Antes do advento da internet, era preciso perseverança para cumprir a lista de obrigações do cinéfilo modelo. As projeções eram ruins, as cópias arranhadas e as sessões aconteciam no mais das vezes à meia-noite, em cinemas mofados e com o ar-condicionado regulado na temperatura Sibéria.
Nunca me esqueci do projecionista de uma sala da Tijuca que inverteu os rolos de "Esse Obscuro Objeto do Desejo". Terminei a sessão petrificada. Luiz Buñuel não só havia escolhido duas atrizes para viver o mesmo papel, como explodira o elenco no meio da história para, na sequência, ressuscitá-lo.
Apesar do empenho juvenil da minha formação, alguns filmes acabaram esquecidos. Foi o caso de "Stalker", de Andrei Tarkóvski, que deixei passar achando que "Solaris" bastava para resumir o russo. Foi preciso que meu filho chegasse à idade de correr atrás para que eu, levada pelo entusiasmo dele, riscasse o filme da lista.
"Stalker" é foda. O maneirismo enervante que impera no cinema cabeça de Terence Malick e Lars Von Trier inexiste nessa película rigorosa, bela e beckettiana.
Uma região da União Soviética é interditada devido à queda de um meteorito. Muitos dos que se aventuram na chamada Zona jamais retornam, outros ganham a vida burlando barreiras militarizadas, para levar incautos até o território proibido.

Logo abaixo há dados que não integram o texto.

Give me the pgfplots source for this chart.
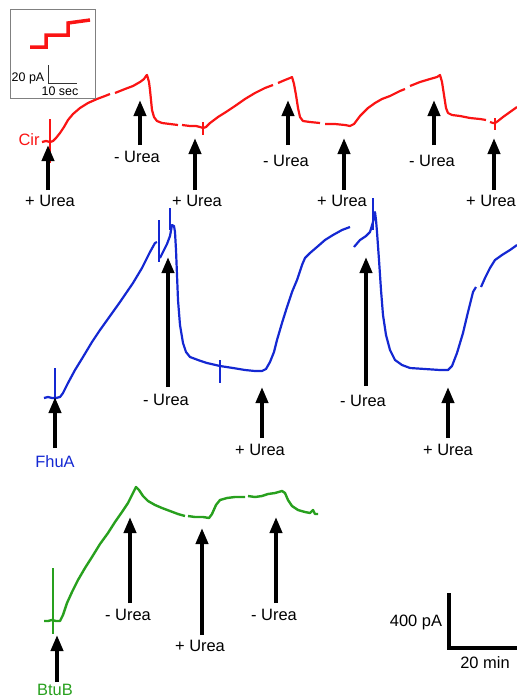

Na paisagem desolada, a natureza cresceu em torno do que restou do desastre. Puro Tchernóbil. A razão da cobiça para vencer o cerco se encontra no centro da Zona, numa sala capaz de realizar o desejo daqueles que ali adentram.
Um físico e um escritor contratam os serviços do guia, o Stalker. Apesar dos problemas congênitos da filha, causados pela exposição do pai à radioatividade, e dos pedidos desesperados da mulher, o herói aceita conduzir a dupla, atraído pelo sentimento de devoção que tem pelo lugar.
Sem apelar para efeitos enfadonhos, Tarkóvski se vale da mestria no uso das lentes e de um cenário real, um rio infectado por uma indústria química desativada pelos soviéticos. No Brasil, o cineasta teria escolhido o rio Doce.
O revés da trama se dá na porta da sala dos desejos, onde o Stalker jamais se atreveu a entrar. Ali, ele adverte que a graça só será alcançada por aquele que crê.
Escritor e cientista sucumbem diante da exigência. Em choque, o Stalker retorna para a mulher, repetindo enfermo: "eles não creem, eles são incapazes de acreditar".
A obra me fez pensar em "Democracia em Vertigem", de Petra Costa. A fantasmagoria da Esplanada dos Ministérios, no documentário, lembra a da terra arrasada de "Stalker". O mesmo estado de letargia, de afastamento melancólico de uma realidade confusa e incompreensível.
É como se Brasília estivesse plantada numa zona de exceção, onde as leis existem para serem violadas.
A agonia do impeachment e a resistência de Lula viúvo, às vésperas de se entregar à polícia, se parecem com a paralisia e a angústia dos personagens de Tarkóvski. É preciso acreditar...
"Democracia em Vertigem" é um filme pessoal. E emociona por ser pessoal.
Na sala de montagem, Petra editou as imagens que colheu durante o cataclismo político pós-2013 e as misturou às lembranças dos pais militantes e do avô empreiteiro, realizando o desejo de imortalizar os fatos como os viveu e sentiu.
Ao contrário do físico e do escritor de "Stalker", Petra crê no que filma.
A mim, que duvido, a obra toca pela beleza e o desalento íntimo da narrativa, mas não encerra o caso.
É verdade que Dilma foi alvo da vilania de Temer, Cunha e Aécio e que seu governo fortaleceu o Ministério Público e a Polícia Federal, que, mais tarde, ajudariam a condenar o partido que a elegeu.
Mas, talvez pela identificação com a mãe presa pela ditadura, Petra preserva Dilma, ignorando os equívocos de sua gestão.
Gilberto Carvalho é o único a esboçar autocrítica, ao incluir o PT no jogo de erros que o afastou do poder. "Deveríamos ter feito a reforma política e mantido a proximidade com as ruas", diz, mas já é tarde.
Andrei Tarkóvski e parte de sua equipe morreram nos anos subsequentes à filmagem de "Stalker", devido a doenças causadas pelo contato com o rio de dejetos químicos que serviu de cenário para a película.
Aqui, um meteorito da ultradireita armamentista cristã, Jair Bolsonaro, colidiu com as urnas, elevando a toxicidade da política a níveis insuportáveis.
Sem um guia que nos livre da zona de radiação, talvez só nos reste a morte por glifosfato.